Paul, I’ve emailed you.
It’s amazing what a few ratchet straps will do to space out the repairs until they better fit with your cash flow.
I’m really appreciating all these solutions with ratchet straps, Redi-Rods, come-alongs, etc. And I hope something that simple will really work (at least to get through the winter).
But every contractor who looks at the problem — even contractors who are generally comfortable with “seat of pants” solutions — sees this problem as being very complex because you’ve got walls leaning in two different directions and a roof pressing down.
People who’ve seen the situation “live” all say it would be easy to make one wrong move and make the damage worse.
Me, I would just love to thread some Redi-Rods through the tops of those couple of walls, then put wide flashing down where the roof doesn’t quite meet the house. Then deal with the big problems next summer.
Bought an older house(1933ish). Started remodeling the kitchen and the contractor discovered that when some previous owner had expanded the kitchen he had removed the rear support wall of the house including the roof-truss wall-spanning beam and replaced it where the wall had been with a 12 foot long 4X4just sitting on the two side walls
The 4X4 and the ceiling had about a 6″ droop when he opened it up. Had to put in a beam built from two 2X12s laminated together to get the roof back where it belonged. And don’t even let me get started on the rear porch roof/ceiling.
“And don’t even let me get started on the rear porch roof/ceiling.”
I won’t. 🙂 But you definitely have my sympathies.
Now, just tell me it’s absolutely worth it to have an old house with character after all those troubles.
Just had to go looking for that architectural term I couldn’t think of. Wasn’t nearly as fancy or arcane as I was thinking; it’s called tie rod. Same concept as redi-rod, or all-thread, except it’s not threaded all the way, and it can left-hand on one end, and right-hand on the other, and some other variations. Typically, goes into anchor plate at each end.
I wouldn’t try to pull the walls in and push the roof up at the same time. I’d figure a way to temporarily support the roof with posts and raise it up, then fix the walls before lowering the roof back down. Of course, that’s without being there to look at it. But trying to do 2 jobs at once is where I think you’re more likely to get to the “one wrong move” scenario. Not talking about a large amount of roof raising — just enough that the walls can move independently.

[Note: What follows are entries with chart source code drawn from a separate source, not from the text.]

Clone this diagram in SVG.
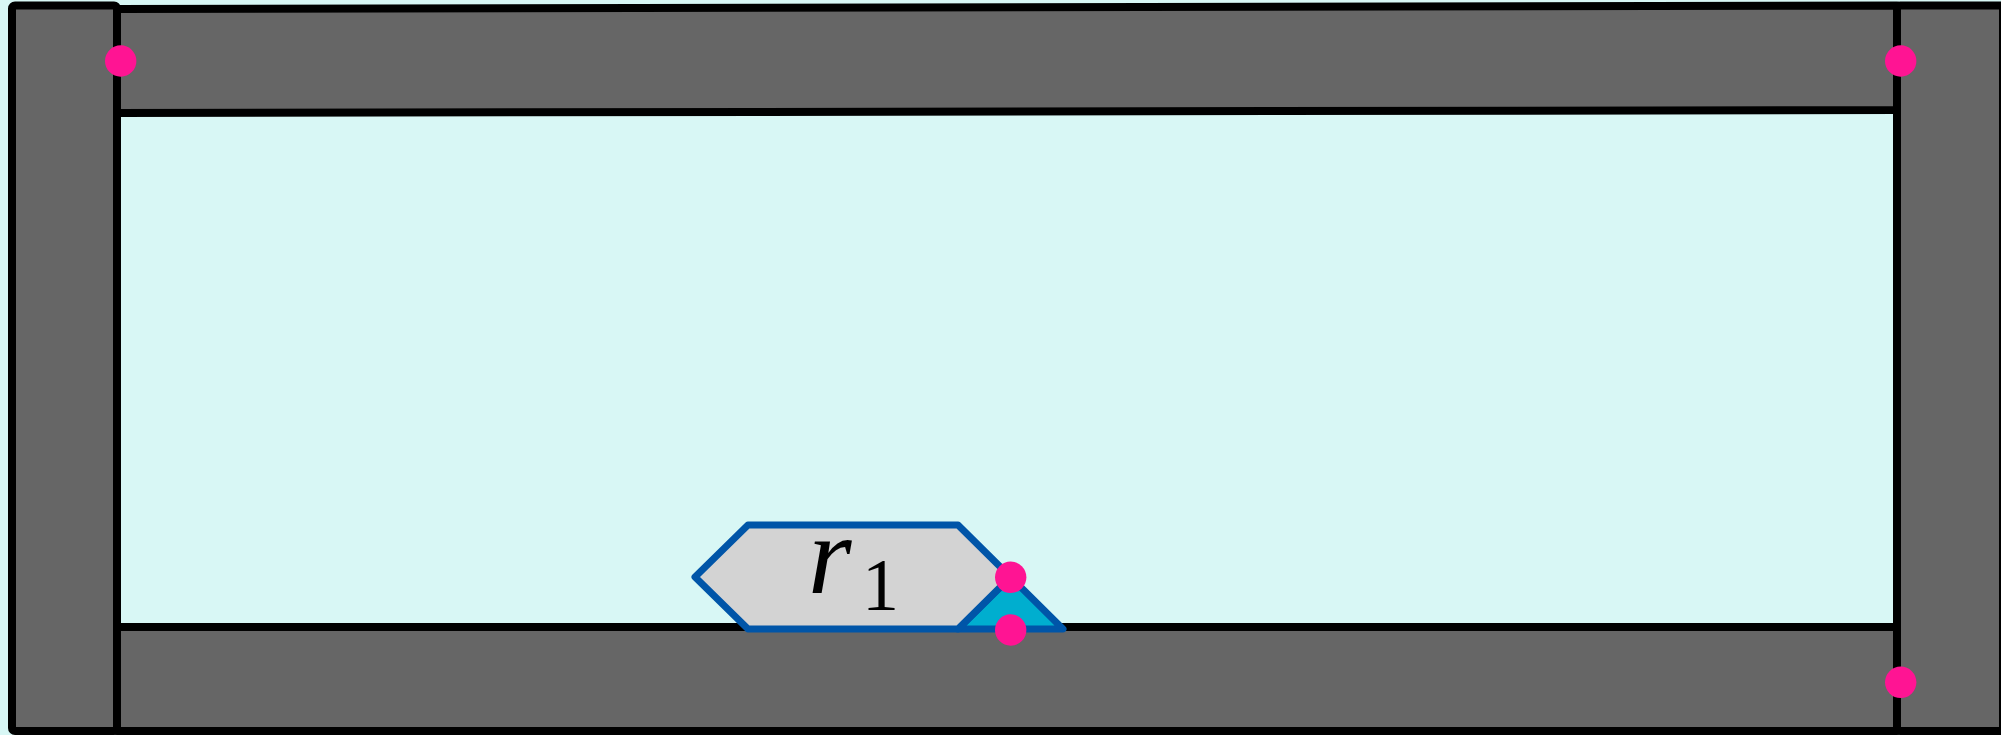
<svg xmlns="http://www.w3.org/2000/svg" width="2001" height="735" viewBox="0 0 2001 735">
<style>
.bar{fill:#666666;stroke:#000;stroke-width:8;stroke-linejoin:round}
.blue{stroke:#0055a8;stroke-width:7;stroke-linejoin:round}
.dot{fill:#ff1493}
.math{font-family:"Liberation Serif",serif;fill:#000}
</style>
<rect x="0" y="0" width="2001" height="735" fill="#d8f7f5"/>
<g id="top-bar"><polygon class="bar" points="117,9 1897,5.5 1897,110 117,113"/></g>
<g id="bottom-bar"><polygon class="bar" points="117,627 1897,627 1897,731 117,731"/></g>
<g id="left-wall"><rect class="bar" x="12" y="5.5" width="105" height="725.5" rx="3"/></g>
<g id="right-wall"><rect class="bar" x="1897" y="5.5" width="106" height="725.5" rx="3"/></g>
<g id="r1">
<polygon class="blue" fill="#00aecf" points="958,629 1010.5,577 1063,629"/>
<polygon class="blue" fill="#d3d3d3" points="695,577 748,525 958,525 1010.5,577 958,629 748,629"/>
<text class="math" x="808" y="593" font-size="112" font-style="italic">r</text>
<text class="math" x="862" y="610" font-size="74">1</text>
</g>
<g id="points">
<circle class="dot" cx="120.7" cy="61" r="15.7"/>
<circle class="dot" cx="1900.7" cy="61" r="15.7"/>
<circle class="dot" cx="1900.7" cy="682.3" r="15.7"/>
<circle class="dot" cx="1010.7" cy="577.3" r="15.7"/>
<circle class="dot" cx="1010.7" cy="630" r="15.7"/>
</g>
</svg>
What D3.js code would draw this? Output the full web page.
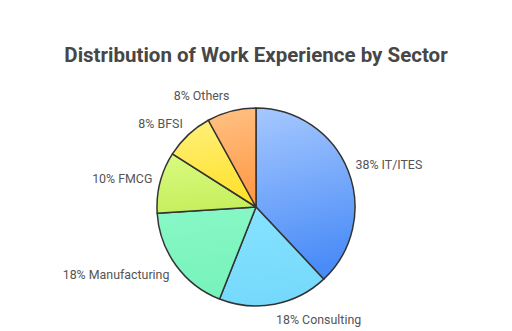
<!DOCTYPE html>
<html>
<head>
  <meta charset="utf-8">
  <title>Distribution of Work Experience by Sector</title>
  <script src="https://d3js.org/d3.v7.min.js"></script>
  <style>
    body { margin: 0; background: #fff; }
    text { font-family: Roboto, "Noto Sans", sans-serif; }
  </style>
</head>
<body>
  <script>
    // data
    const sectors = ["IT/ITES", "Consulting", "Manufacturing", "FMCG", "BFSI", "Others"];
    const shares = [38, 18, 18, 10, 8, 8];
    const colorsTop = ["#a6c8ff", "#86e3fe", "#88f8c6", "#dafa80", "#fff07c", "#ffc285"];
    const colorsBottom = ["#4a8cf7", "#76d9fc", "#78f3bb", "#c6ef5e", "#ffe12c", "#ff9a48"];

    const width = 512, height = 331;
    const cx = 256, cy = 207, radius = 99;

    const svg = d3.select("body")
      .append("svg")
      .attr("width", width)
      .attr("height", height);

    // gradients, one per slice
    const defs = svg.append("defs");
    sectors.forEach(function(s, i) {
      const g = defs.append("linearGradient")
        .attr("id", "grad" + i)
        .attr("x1", 0).attr("y1", 0)
        .attr("x2", 0.15).attr("y2", 1);
      g.append("stop").attr("offset", "0%").attr("stop-color", colorsTop[i]);
      g.append("stop").attr("offset", "100%").attr("stop-color", colorsBottom[i]);
    });

    svg.append("text")
      .attr("x", width / 2)
      .attr("y", 62)
      .attr("text-anchor", "middle")
      .style("font-size", "20.5px")
      .style("font-weight", "bold")
      .style("fill", "#474747")
      .text("Distribution of Work Experience by Sector");

    const data = sectors.map(function(s, i) { return { name: s, value: shares[i], idx: i }; });

    const pie = d3.pie()
      .sort(null)
      .value(function(d) { return d.value; });

    const arc = d3.arc().innerRadius(0).outerRadius(radius);

    const g = svg.append("g")
      .attr("transform", `translate(${cx},${cy})`);

    const arcs = pie(data);

    g.selectAll(".slice")
      .data(arcs)
      .enter()
      .append("path")
        .attr("class", "slice")
        .attr("d", arc)
        .style("fill", function(d) { return "url(#grad" + d.data.idx + ")"; })
        .style("stroke", "#333")
        .style("stroke-width", 1.5)
        .style("stroke-linejoin", "round");

    // labels outside the pie, on a slightly flattened ellipse
    const labelRx = 107, labelRy = 115;
    const mid = function(d) { return (d.startAngle + d.endAngle) / 2; };
    g.selectAll(".label")
      .data(arcs)
      .enter()
      .append("text")
        .attr("class", "label")
        .attr("x", function(d) { return Math.sin(mid(d)) * labelRx; })
        .attr("y", function(d) { return -Math.cos(mid(d)) * labelRy; })
        .attr("dy", "0.35em")
        .attr("text-anchor", function(d) { return mid(d) < Math.PI ? "start" : "end"; })
        .style("font-size", "12.4px")
        .style("fill", "#555")
        .text(function(d) { return d.data.value + "% " + d.data.name; });
  </script>
</body>
</html>
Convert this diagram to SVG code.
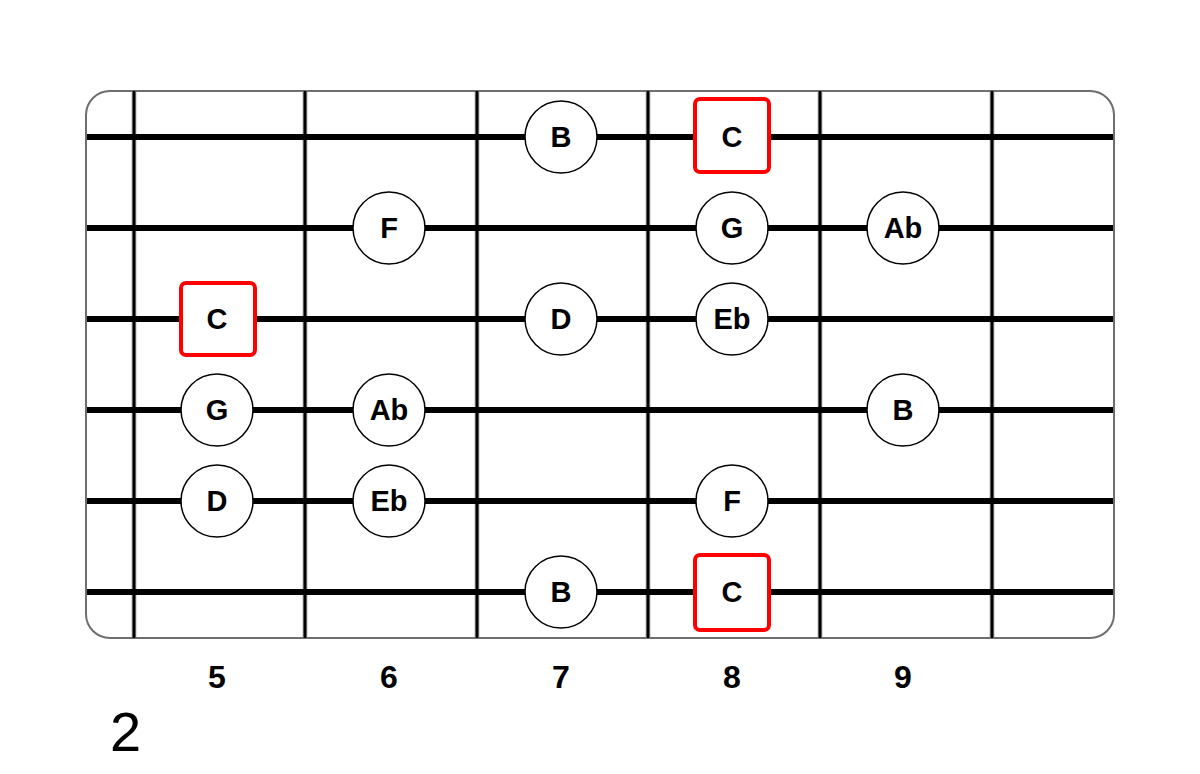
<svg xmlns="http://www.w3.org/2000/svg" width="1200" height="774" viewBox="0 0 1200 774">
<style>
.board{fill:#fff;stroke:#6e6e6e;stroke-width:2}
.fretO{stroke:#777;stroke-width:4.5}
.fretI{stroke:#000;stroke-width:2.5}
.str{stroke:#000;stroke-width:6}
.note circle{fill:#fff;stroke:#000;stroke-width:1.5}
.root rect{fill:#fff;stroke:#f00;stroke-width:4}
.lbl{font-family:"Liberation Sans",Arial,sans-serif;font-weight:bold;font-size:29px;text-anchor:middle;fill:#000}
.fn{font-family:"Liberation Sans",Arial,sans-serif;font-weight:bold;font-size:32px;text-anchor:middle;fill:#000}
.pos{font-family:"Liberation Sans",Arial,sans-serif;font-size:56px;fill:#000}
</style>
<rect class="board" x="86" y="91" width="1028" height="547" rx="24"/>
<g id="frets">
<line class="fretO" x1="134" y1="91" x2="134" y2="638"/><line class="fretI" x1="134" y1="91" x2="134" y2="638"/>
<line class="fretO" x1="305" y1="91" x2="305" y2="638"/><line class="fretI" x1="305" y1="91" x2="305" y2="638"/>
<line class="fretO" x1="477" y1="91" x2="477" y2="638"/><line class="fretI" x1="477" y1="91" x2="477" y2="638"/>
<line class="fretO" x1="648" y1="91" x2="648" y2="638"/><line class="fretI" x1="648" y1="91" x2="648" y2="638"/>
<line class="fretO" x1="820" y1="91" x2="820" y2="638"/><line class="fretI" x1="820" y1="91" x2="820" y2="638"/>
<line class="fretO" x1="992" y1="91" x2="992" y2="638"/><line class="fretI" x1="992" y1="91" x2="992" y2="638"/>
</g>
<g id="strings">
<line class="str" x1="87" y1="137" x2="1113" y2="137"/>
<line class="str" x1="87" y1="228" x2="1113" y2="228"/>
<line class="str" x1="87" y1="319" x2="1113" y2="319"/>
<line class="str" x1="87" y1="410" x2="1113" y2="410"/>
<line class="str" x1="87" y1="501" x2="1113" y2="501"/>
<line class="str" x1="87" y1="592" x2="1113" y2="592"/>
</g>
<g id="n1" class="note"><circle cx="561" cy="137" r="36"/><text class="lbl" x="561" y="147">B</text></g>
<g id="n2" class="root"><rect x="695" y="99" width="74" height="73" rx="5"/><text class="lbl" x="732" y="147">C</text></g>
<g id="n3" class="note"><circle cx="389" cy="228" r="36"/><text class="lbl" x="389" y="238">F</text></g>
<g id="n4" class="note"><circle cx="732" cy="228" r="36"/><text class="lbl" x="732" y="238">G</text></g>
<g id="n5" class="note"><circle cx="903" cy="228" r="36"/><text class="lbl" x="903" y="238">Ab</text></g>
<g id="n6" class="root"><rect x="181" y="283" width="74" height="72" rx="5"/><text class="lbl" x="217" y="329">C</text></g>
<g id="n7" class="note"><circle cx="561" cy="319" r="36"/><text class="lbl" x="561" y="329">D</text></g>
<g id="n8" class="note"><circle cx="732" cy="319" r="36"/><text class="lbl" x="732" y="329">Eb</text></g>
<g id="n9" class="note"><circle cx="217" cy="410" r="36"/><text class="lbl" x="217" y="420">G</text></g>
<g id="n10" class="note"><circle cx="389" cy="410" r="36"/><text class="lbl" x="389" y="420">Ab</text></g>
<g id="n11" class="note"><circle cx="903" cy="410" r="36"/><text class="lbl" x="903" y="420">B</text></g>
<g id="n12" class="note"><circle cx="217" cy="501" r="36"/><text class="lbl" x="217" y="511">D</text></g>
<g id="n13" class="note"><circle cx="389" cy="501" r="36"/><text class="lbl" x="389" y="511">Eb</text></g>
<g id="n14" class="note"><circle cx="732" cy="501" r="36"/><text class="lbl" x="732" y="511">F</text></g>
<g id="n15" class="note"><circle cx="561" cy="592" r="36"/><text class="lbl" x="561" y="602">B</text></g>
<g id="n16" class="root"><rect x="695" y="555" width="74" height="75" rx="5"/><text class="lbl" x="732" y="602">C</text></g>
<g id="fretnums">
<text class="fn" x="217" y="688">5</text>
<text class="fn" x="389" y="688">6</text>
<text class="fn" x="561" y="688">7</text>
<text class="fn" x="732" y="688">8</text>
<text class="fn" x="903" y="688">9</text>
</g>
<text class="pos" x="110" y="751">2</text>
</svg>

If contractor Joe actually got his $4K, would that actually get the entire structure (foundation, walls, and roof) up to 100% (or reasonably close)? If not, what would it actually cost for contractor Joe to “fix it right” and make everything structurally sound? Could that be the next big-big-biggie superproject? The last? What’s the actual price tag on “eliminate the pain” once and for all?
Because some of us want to dream a little.
Oh my, Anonymous! You dream big!
On that section of the house, the foundation has already been repaired and is — blessedly! — not moving an inch. It’s solid. The subfloors are good, too. $4,000 would be more than enough to fix the roof and any stray things that might be wrong with the walls.
But … well, that’s a big dream. I’m sure I’ll find a “make-do” for much less than that that’ll stabilize everything and keep water from getting in.
Oh, and I have to say there’s one more BIG project after this. The foundation at the rear of the house still needs fixing. But that can be done slowly, over a period of years, one beam at a time. The “pain” 🙂 isn’t going to be eliminated, this being an old house. But $4,000 would take care of all the damage inflicted by trees and roofers and undo the original bad construction on the front of the house. Still, that’s a lotta money.
Maybe we could send you cash instead of Xmas/Winter Solstice/Hogmanay gifts.
Pat, what a nice thought (even if you did leave out Kwanzaa and Channukah 😉 ).
But you guys already gave me my Christmas presents this year. It’s the gift that will keep on giving for a long, long time — my roof.
Can you post more pictures of the separation, both inside and outside? Also if the roof is sagging down and the foundation is solid, that means the walls must be bowing out, so take a picture of that too.
I have a long house-jack post for jacking up roofs and what-not, unfortunately it is still in Wyoming. But I agree there should be some way to lift that roof up, maybe by prying up on the bottom of a post with a pry bar and sliding some shims under it.
Paul, rather than posting more pix to the blog, I’ll send you several privately.
I agree the roof could be jacked up. I’m wondering how it also gets pulled back up against the house.
Pix to come.
Personally, I’d vote for an anonymous conspiracy to raise that $4K. Even if you feel you’ve gotten more than enough from the first bleg, would you consider restarting the thermometer?
Anonymous, it’s a wonderful idea and thank you for thinking of it. But after all that people have already done, it’s too much. I just could not ask for more. Especially I couldn’t ask people who’ve already given so much to fund what amounts to a “luxury” solution.
Anonymous. OMG. Was that YOU, Anonymous?
Everybody else: Sorry to be cryptic. But that Anon will know what I’m talking about. And once I’ve recovered my voice I’ll have more to say.
Well, yes. No words (or thanks) to me are necessary. But the intent is to also muster up a few more anons. It’s understandable if *you* don’t want to ask for more, but that doesn’t mean that *we* can’t. To that end, I offer a challenge to everyone reading this: $4K buys a *proper* repair. If you haven’t already donated, now’s your chance. And if you have, now’s your chance to do it again — anonymously. Who will join the conspiracy of the anonymous? Let’s dream a little.
Blog posts or further thread comments on the best or most creative outlaw money laundering techniques would be very welcome. Now’s our chance to test them out.